China’s May industrial output up 3.5%, retail sales jump 12.7%, as recovery continues
Published: Jun 15, 2023 10:01 AM
Photo: CFP

Photo: CFP

China's value-added industrial output increased by 3.5 percent year-on-year in May, while retail sales expanded by 12.7 percent year-on-year, according to official data released on Thursday, offering more signs that China's economic recovery remains on track, despite persistent downward pressure. 

The world's second-largest economy will remain on a solid recovery trend in the second half of the year, as the effect of supportive policies will further translate into economic activities and more follow-up stimulus measures are expected, experts noted. 

Value-added industrial output of major industrial enterprises in China rose by 3.5 percent year-on-year in May, according to data released by the National Bureau of Statistics (NBS) on Thursday. That compared with a 5.6 percent year-on-year growth in April. In the first five months of 2023, value-added industrial output grew 3.6 percent year-on-year. 

In particular, the output of high-tech industries continued to rise sharply. For example, the equipment manufacturing industry saw values rise by 8.0 percent.

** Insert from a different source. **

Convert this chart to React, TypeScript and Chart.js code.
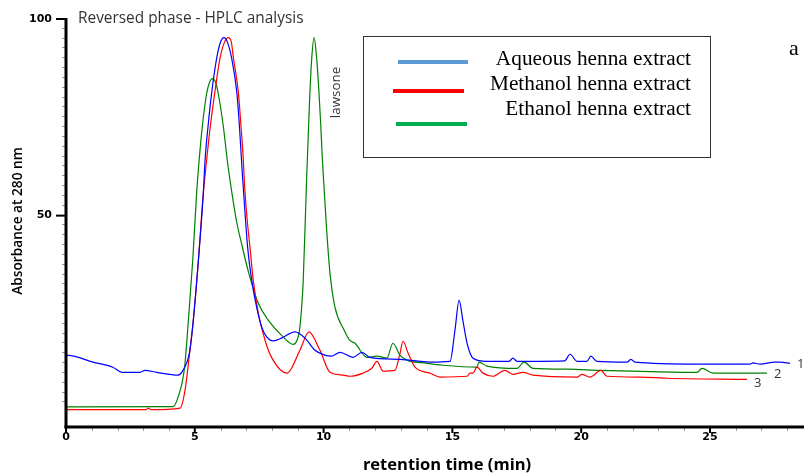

Retail sales, another crucial economic indicator, also saw solid growth. Total retail sales expanded 12.7 percent in May from a year prior, according to the NBS. In April, retail sales grew 18.4 percent year-on-year. In the first five months of 2023, China's retail sales jumped 9.3 percent year-on-year according to the NBS. 

Multiple consumer sectors ranging from communications equipment consumption to sports and entertainment spending contributed to the surge in consumption. 

At a press conference on Thursday morning, Fu Linghui, a spokesperson for the NBS, said that the country's economic performance continued to drive the recovery in May as the policy of stabilizing growth, employment and prices continued to take effect.

The data reflected positive sentiment in consumer spending and optimism from enterprises about prospects of the economic recovery, Zhou Maohua, a macro economist from China Everbright Bank, told the Global Times on Thursday.

Experts said that over coming months, the steady economic recovery will be further supported by many favorable factors, including policy support, which would fuel a robust economic recovery in the second half of the year.

Tian Yun, a veteran macro economy observer, told the Global Times on Thursday that there are more positive signs in supporting China's economic recovery since the beginning of June, pointing to recent moves by the country's central bank. 

On Tuesday, the People's Bank of China cut its seven-day reverse repo rate by 10 basis points to 1.90 percent, releasing 2 billion yuan ($279.97 million) in liquidity, the first time in 10 months. A flurry of possible stimulus measures could be announced in the near future as the government is resolved to stabilize market expectations about the economic rebound, experts said.

Also, Tian said that Chinese authorities may move to boost housing sales, unveil stronger policies to boost the construction of a unified national market and expand fiscal spending in June. He predicted a GDP growth of more than 6 percent in the second quarter and accelerated growth speed in the third and fourth quarters.

China has set a growth target of around 5 percent this year, according to this year's Government Work Report. China's economy rose by 4.5 percent in the first quarter.

The World Bank said in its latest global economic outlook report that led by a rebound in consumer demand, China's GDP is expected to grow by 5.6 percent in 2023. Investment in infrastructure and manufacturing is expected to remain resilient.

Fixed-asset investment in the first five months grew 4.0 percent, as the construction of major projects accelerated, and investment in infrastructure grew steadily.